Una cosa es el problema y otra cosa es el adversario. El adversario no es un problema ni el problema es un adversario. Más bien hay que decir que el adversario es aquel que resuelve el problema por un camino que excluye nuestra solución del mismo problema. Cuando esto se entiende uno deja de atacar al adversario y se dedica a buscar una mejor solución para el problema. Pues los que tienen que luchar no son mi adversario y yo sino su solución y la mía.
En esta sociedad que se precia de su civismo y su altura humanística es muy fácil perder cuando uno lucha contra un adversario. Se pierde no por falta de razones sino por desgaste. Este mundo democrático funciona como la esgrima: cada lance que haces deja al descubierto algo tuyo. Cuando más atacas más muestras las ganas de mandar. Cuanto más criticas más muestras tu aspecto más egoísta y violento, y más cuestionable te vuelves tú mismo. La democracia no funciona atacando adversarios sino atacando problemas. Repito: tienes que mostrar que conoces mejor los problemas y que puedes solucionarlos mejor.

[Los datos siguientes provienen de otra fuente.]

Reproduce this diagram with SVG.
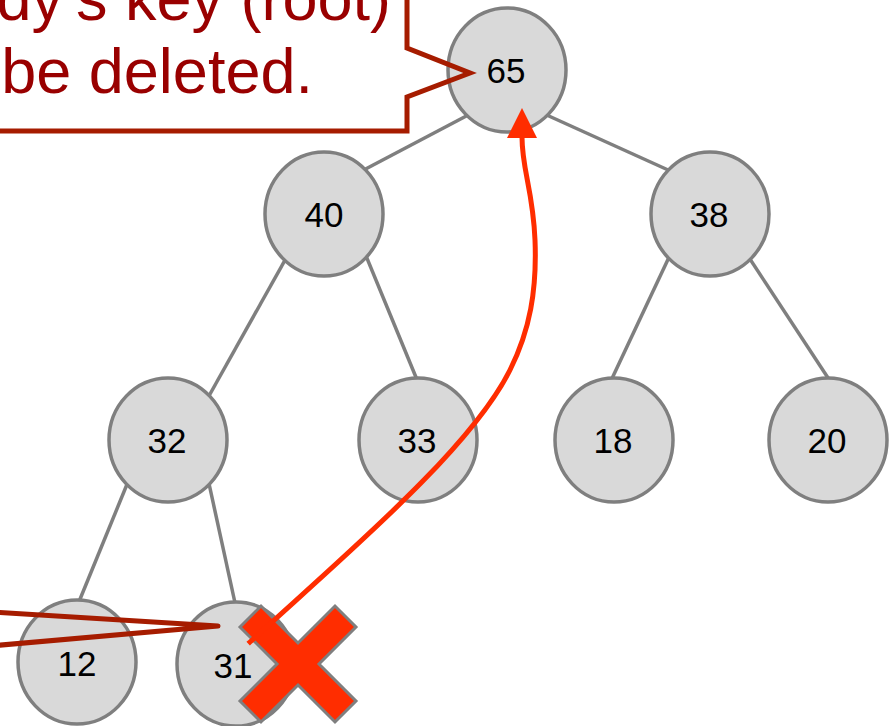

Yo pienso que estas lecciones elementales no las está aprendiendo mucho la Derecha en España; ni tampoco la Iglesia Católica. Con demasiada frecuencia el estilo ha sido tratar de “encarar,” “denunciar,” “confrontar.” Hay católicos de la mejor raigambre y las mejores intenciones que sueñan con discursos contundentes que lleven al gobierno de izquierdas a salir en retirada, medio confuso, medio avergonzado, mientras las huestes sanas del Catolicismo toman posesión de las oficinas, ministerios y despachos.
Esa imagen no se va a dar, ni en España ni en lugar alguno de Europa. La escena gloriosa del retorno de la fe al poder se apoya en que las armas de la fe, a saber, su razonamiento impecable y su probidad moral, entrarán en noble y franca lid contra el adversario… ¡y ahí está el error! Cuanto más pretende “atacar” la Iglesia, o por lo menos ese modelo de Iglesia, más fácil le queda la tarea a los atacados. En realidad sólo tienen que hacer lo que está haciendo Rodríguez Zapatero, a saber, pronunciarse en términos como estos: “A nosotros no nos interesa atacar a nadie; sencillamente el país es de todos y para todos, y mientras ustedes como creyentes respeten a los demás también podrán esperar ser tratados con respeto.”
Lo maravilloso de esa respuesta, que no es otra cosa sino el “buen talante,” es que deja a la Iglesia, a los seguidores del Cordero, en la ridícula posición de atacar a un gobierno que sólo dice querer que en el país quepan todos. Y en esa manera de hablar no está solo el presidente del gobierno español: es lo mismo que cualquier adversario inteligente de la Iglesia dirá y repetirá. Es la estrategia de socialistas, masones y laicistas en toda Europa: “No os estamos atacando; así que, sosegaos, y partid ya de vuelta hacia la sacristía.” Y la Iglesia no ha encontrado cómo responder a esa trampa dulce, a ese lenguaje cortés pero firmísimo.
La respuesta sin embargo existe: deja de ocuparte de adversarios y ocúpate de problemas. Atención: los adversarios dicen que nos devolvamos a la sacristía, es decir, que recluyamos en lo privado la fe; nosotros no nos devolveremos a lo privado porque lo “privado” es un invento de la filosofía moderna; un invento que acompañó, impulsó y fue potenciado por el mismo humanismo que termina concibiendo la construcción del hombre sólo en términos de la tumba de Dios.
No nos devolvemos, pues, a “lo privado” pero sí a “lo propio.” Y lo “propio” nuestro es el “problema” que la fe viene a resolver. La fe no es un decorado social ni una ilusión individual. La fe resuelve algo. Centrémonos en eso. Hagamos bien esa tarea, y pronto incluso nuestros adversarios descubrirán que todas sus cortesías sobran y que sólo Cristo hace falta.